Summer Reading List Dwindling? Check Out Class of 2014 Assignments

What are college students reading this summer?  In preparation for New Student Orientation, CC’s  Class of 2014 is reading “Mountains Beyond Mountains: The Quest of Dr. Paul Farmer, A Man Who Would Cure the World ” by Tracy Kidder.

Popular themes at other colleges  include the Middle East, climate change, social justice, race in America, world politics, and the classics. Here’s a peek at what other colleges have assigned their incoming freshmen. Who knows, you might want to add one or two to your own summer reading list.
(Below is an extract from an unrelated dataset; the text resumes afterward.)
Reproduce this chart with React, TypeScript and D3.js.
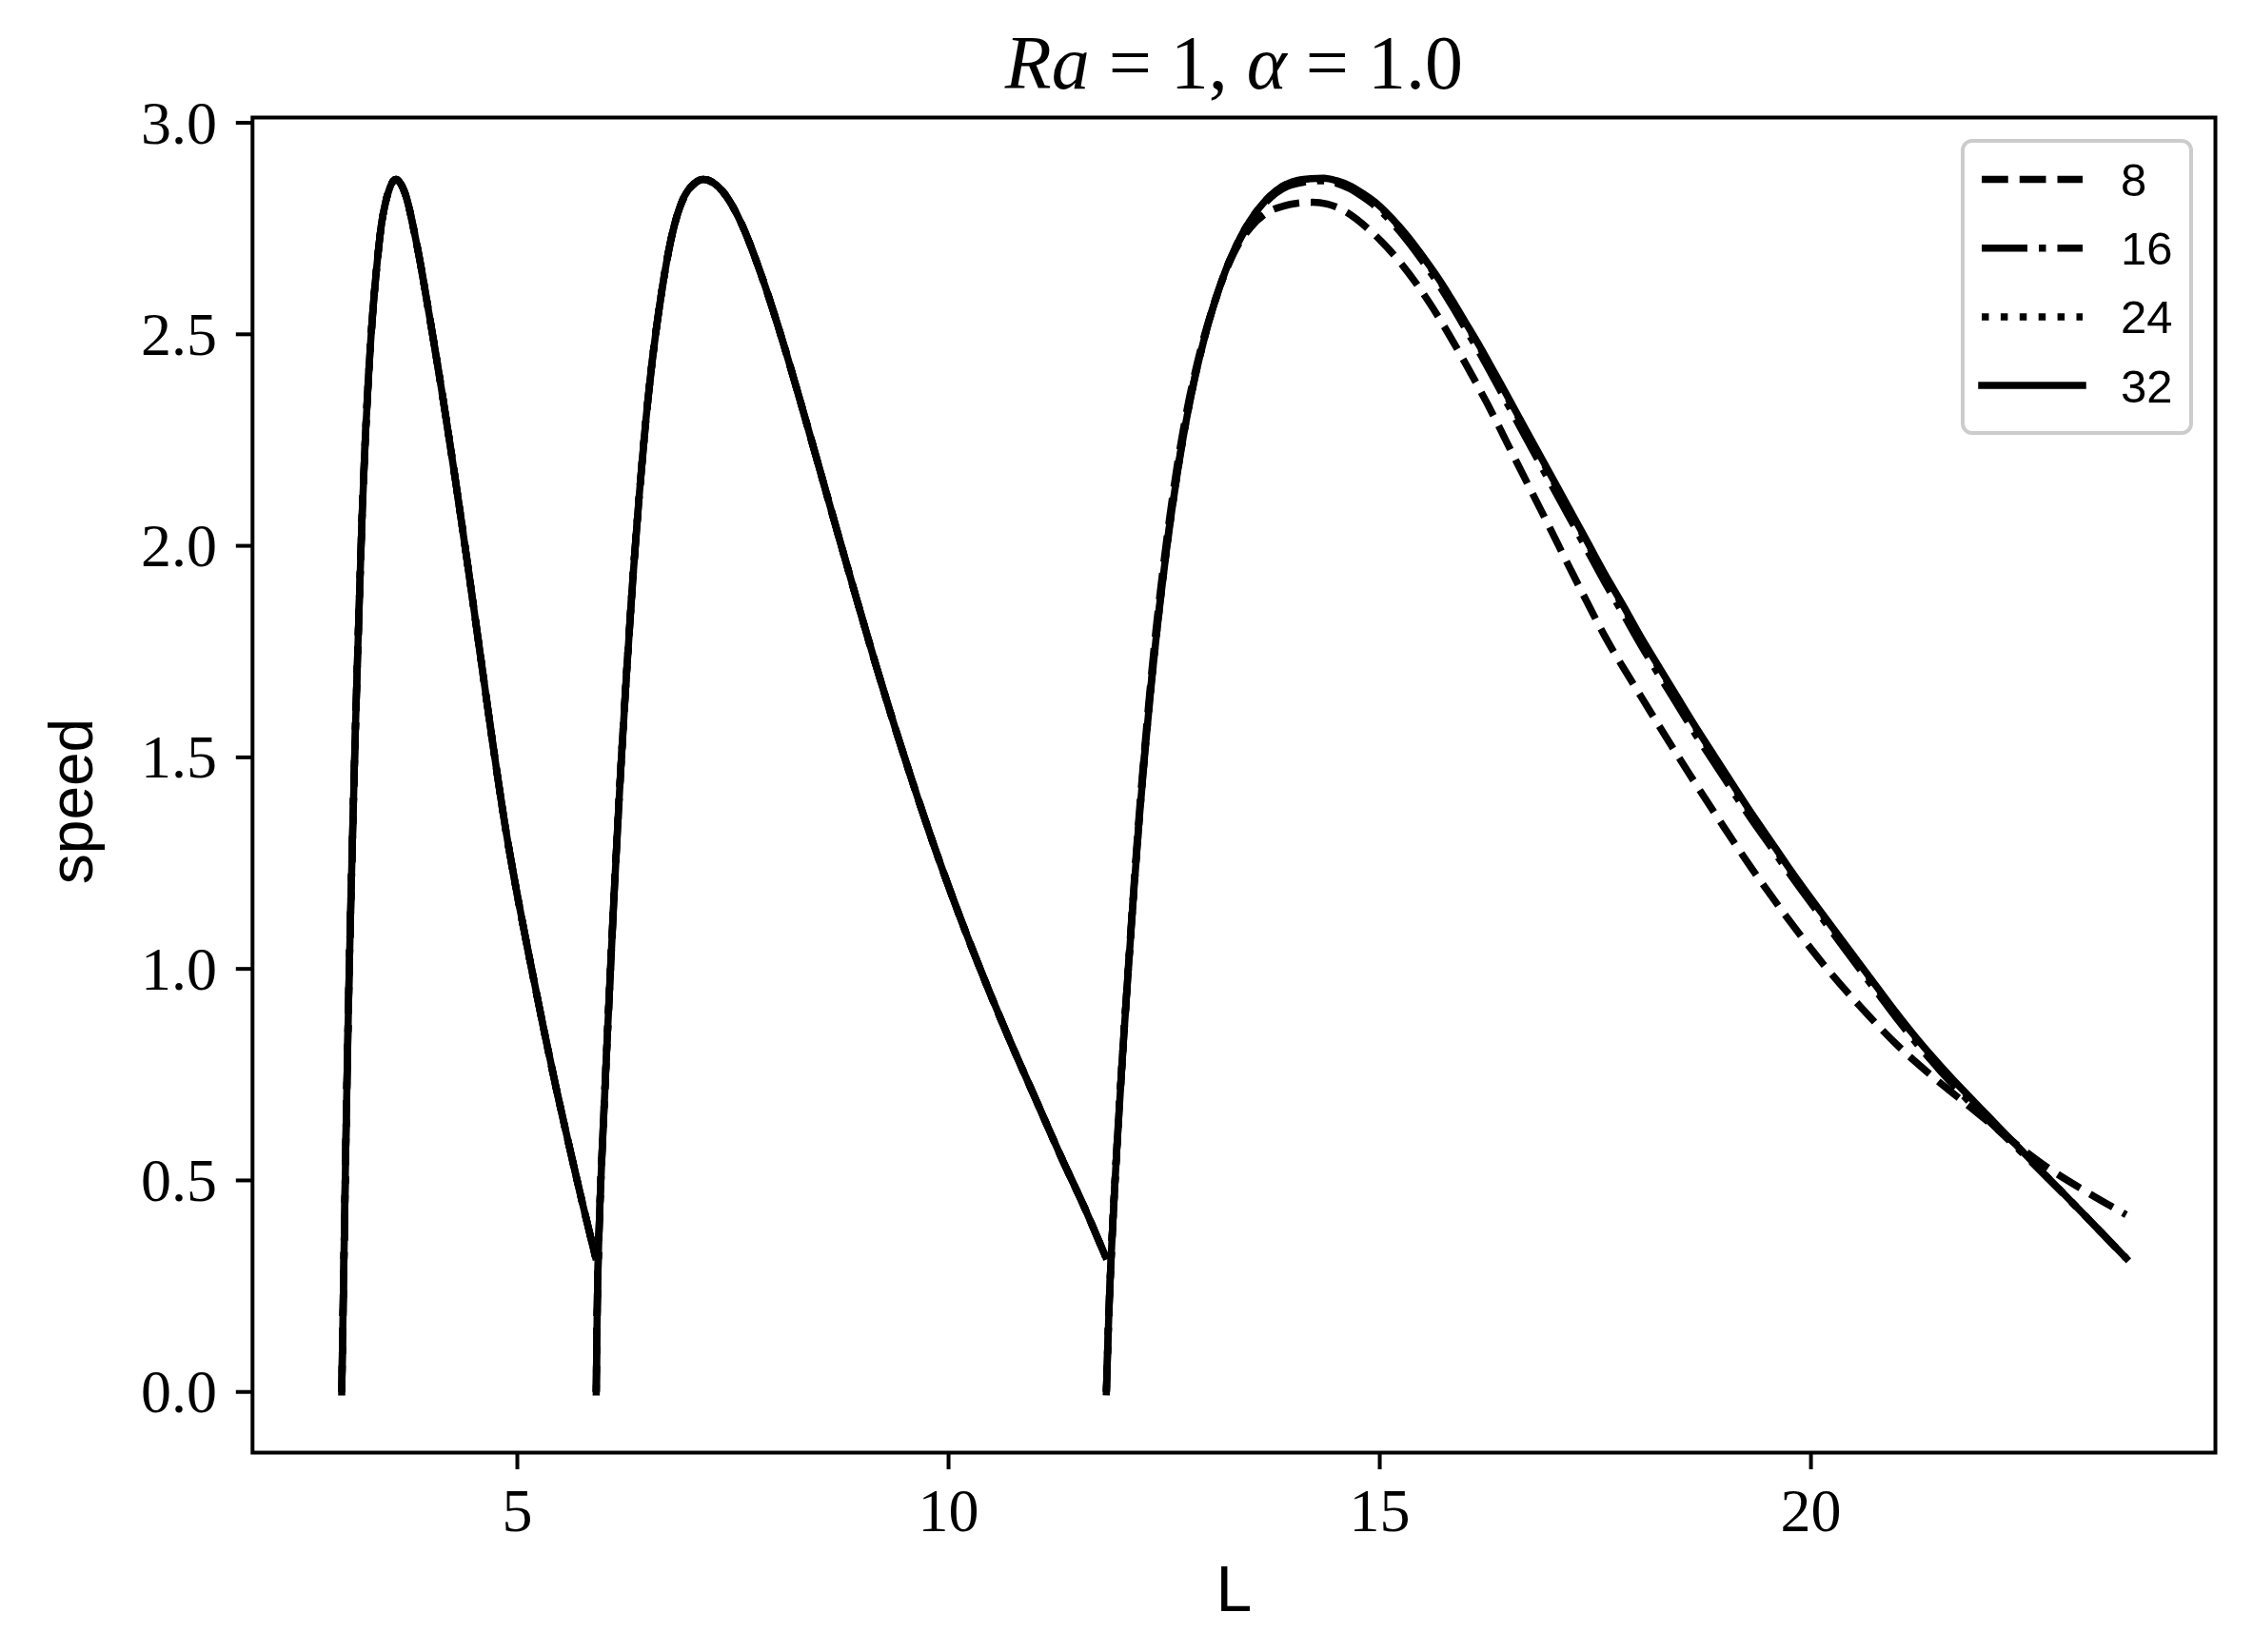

  • The College of Wooster: “Children of Dust” by Ali Eteraz. This memoir is about his coming of age in Islam as a resident of rural Pakistan, the American Bible Belt, and the modern Middle East.
  • Saint Michael’s College: “Field Notes from a Catastrophe” by Elizabeth Kolbert. The subtitle of this 2006 book tells more about its focus: “Man, Nature, and Climate Change.”
  • University of Dayton: “When the Emperor was Divine” by Julie Otsuka. The book details the lives of Japanese-American family members who were interned during World War II.
  • Lehigh University: “Three Cups of Tea” by Greg Mortenson. The book details how the author came to build schools for children in Pakistan and Afghanistan.
  • University of Maryland, Baltimore County: “The Translator” by Daoud Hari. The memoir reads like a novel and speaks about the horrors of the conflict in Darfur.
  • Bentley University: “A Hope in the Unseen” by Ron Suskind. The book describes the journey of Cedric Jennings, a young African American male, from the classrooms of an inner city Washington, D.C., high school into the world of higher education at Brown University.
  • St. John’s College: “Iliad,” attributed to Homer.  Set in the Trojan War, it tells of the battles and events during the weeks of a quarrel between King Agamemnon and the warrior Achilles.